*Available data*.
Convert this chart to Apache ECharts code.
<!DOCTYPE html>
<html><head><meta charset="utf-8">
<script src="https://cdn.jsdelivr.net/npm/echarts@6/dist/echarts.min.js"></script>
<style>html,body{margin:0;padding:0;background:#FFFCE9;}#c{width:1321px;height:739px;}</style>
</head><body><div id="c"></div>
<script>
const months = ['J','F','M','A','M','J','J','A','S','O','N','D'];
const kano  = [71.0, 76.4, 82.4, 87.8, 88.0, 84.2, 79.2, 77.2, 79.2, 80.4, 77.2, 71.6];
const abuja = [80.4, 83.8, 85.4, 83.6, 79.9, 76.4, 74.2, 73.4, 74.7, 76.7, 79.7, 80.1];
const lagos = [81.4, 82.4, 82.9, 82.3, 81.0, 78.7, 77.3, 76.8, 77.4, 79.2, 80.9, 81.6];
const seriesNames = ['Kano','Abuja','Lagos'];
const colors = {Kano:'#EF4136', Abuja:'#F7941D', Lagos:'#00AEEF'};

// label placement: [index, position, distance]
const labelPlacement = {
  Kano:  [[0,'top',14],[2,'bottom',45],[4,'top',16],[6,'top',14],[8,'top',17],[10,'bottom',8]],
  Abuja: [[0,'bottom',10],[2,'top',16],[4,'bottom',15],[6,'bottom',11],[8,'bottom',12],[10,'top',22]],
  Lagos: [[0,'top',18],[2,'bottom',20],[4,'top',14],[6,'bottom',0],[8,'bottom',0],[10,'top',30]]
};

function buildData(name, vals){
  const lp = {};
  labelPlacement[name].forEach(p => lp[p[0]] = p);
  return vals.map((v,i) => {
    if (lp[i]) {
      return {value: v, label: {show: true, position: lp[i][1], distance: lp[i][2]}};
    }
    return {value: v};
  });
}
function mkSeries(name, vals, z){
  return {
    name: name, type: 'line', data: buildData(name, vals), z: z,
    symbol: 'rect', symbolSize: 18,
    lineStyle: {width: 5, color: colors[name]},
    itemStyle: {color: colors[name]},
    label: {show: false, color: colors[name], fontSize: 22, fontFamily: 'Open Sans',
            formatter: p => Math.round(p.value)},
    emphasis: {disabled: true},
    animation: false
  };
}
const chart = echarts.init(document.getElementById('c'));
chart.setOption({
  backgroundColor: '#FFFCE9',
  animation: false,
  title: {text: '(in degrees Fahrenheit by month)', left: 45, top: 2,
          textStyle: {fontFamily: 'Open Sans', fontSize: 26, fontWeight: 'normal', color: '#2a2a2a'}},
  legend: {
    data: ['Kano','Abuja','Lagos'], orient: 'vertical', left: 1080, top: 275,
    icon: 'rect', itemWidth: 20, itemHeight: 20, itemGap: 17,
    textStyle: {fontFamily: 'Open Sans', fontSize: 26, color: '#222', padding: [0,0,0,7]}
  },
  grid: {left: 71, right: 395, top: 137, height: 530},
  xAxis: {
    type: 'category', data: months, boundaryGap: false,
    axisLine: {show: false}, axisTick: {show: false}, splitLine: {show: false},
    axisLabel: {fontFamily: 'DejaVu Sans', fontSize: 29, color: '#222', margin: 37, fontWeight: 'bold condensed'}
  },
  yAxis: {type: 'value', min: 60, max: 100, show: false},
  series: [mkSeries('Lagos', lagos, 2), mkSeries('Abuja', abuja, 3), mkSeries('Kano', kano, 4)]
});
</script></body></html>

*What you have to do*. Quote the entire listing above exactly.

*Solution to this exercise*.
Convert this chart to Apache ECharts code.
<!DOCTYPE html>
<html><head><meta charset="utf-8">
<script src="https://cdn.jsdelivr.net/npm/echarts@6/dist/echarts.min.js"></script>
<style>html,body{margin:0;padding:0;background:#FFFCE9;}#c{width:1321px;height:739px;}</style>
</head><body><div id="c"></div>
<script>
const months = ['J','F','M','A','M','J','J','A','S','O','N','D'];
const kano  = [71.0, 76.4, 82.4, 87.8, 88.0, 84.2, 79.2, 77.2, 79.2, 80.4, 77.2, 71.6];
const abuja = [80.4, 83.8, 85.4, 83.6, 79.9, 76.4, 74.2, 73.4, 74.7, 76.7, 79.7, 80.1];
const lagos = [81.4, 82.4, 82.9, 82.3, 81.0, 78.7, 77.3, 76.8, 77.4, 79.2, 80.9, 81.6];
const seriesNames = ['Kano','Abuja','Lagos'];
const colors = {Kano:'#EF4136', Abuja:'#F7941D', Lagos:'#00AEEF'};

// label placement: [index, position, distance]
const labelPlacement = {
  Kano:  [[0,'top',14],[2,'bottom',45],[4,'top',16],[6,'top',14],[8,'top',17],[10,'bottom',8]],
  Abuja: [[0,'bottom',10],[2,'top',16],[4,'bottom',15],[6,'bottom',11],[8,'bottom',12],[10,'top',22]],
  Lagos: [[0,'top',18],[2,'bottom',20],[4,'top',14],[6,'bottom',0],[8,'bottom',0],[10,'top',30]]
};

function buildData(name, vals){
  const lp = {};
  labelPlacement[name].forEach(p => lp[p[0]] = p);
  return vals.map((v,i) => {
    if (lp[i]) {
      return {value: v, label: {show: true, position: lp[i][1], distance: lp[i][2]}};
    }
    return {value: v};
  });
}
function mkSeries(name, vals, z){
  return {
    name: name, type: 'line', data: buildData(name, vals), z: z,
    symbol: 'rect', symbolSize: 18,
    lineStyle: {width: 5, color: colors[name]},
    itemStyle: {color: colors[name]},
    label: {show: false, color: colors[name], fontSize: 22, fontFamily: 'Open Sans',
            formatter: p => Math.round(p.value)},
    emphasis: {disabled: true},
    animation: false
  };
}
const chart = echarts.init(document.getElementById('c'));
chart.setOption({
  backgroundColor: '#FFFCE9',
  animation: false,
  title: {text: '(in degrees Fahrenheit by month)', left: 45, top: 2,
          textStyle: {fontFamily: 'Open Sans', fontSize: 26, fontWeight: 'normal', color: '#2a2a2a'}},
  legend: {
    data: ['Kano','Abuja','Lagos'], orient: 'vertical', left: 1080, top: 275,
    icon: 'rect', itemWidth: 20, itemHeight: 20, itemGap: 17,
    textStyle: {fontFamily: 'Open Sans', fontSize: 26, color: '#222', padding: [0,0,0,7]}
  },
  grid: {left: 71, right: 395, top: 137, height: 530},
  xAxis: {
    type: 'category', data: months, boundaryGap: false,
    axisLine: {show: false}, axisTick: {show: false}, splitLine: {show: false},
    axisLabel: {fontFamily: 'DejaVu Sans', fontSize: 29, color: '#222', margin: 37, fontWeight: 'bold condensed'}
  },
  yAxis: {type: 'value', min: 60, max: 100, show: false},
  series: [mkSeries('Lagos', lagos, 2), mkSeries('Abuja', abuja, 3), mkSeries('Kano', kano, 4)]
});
</script></body></html>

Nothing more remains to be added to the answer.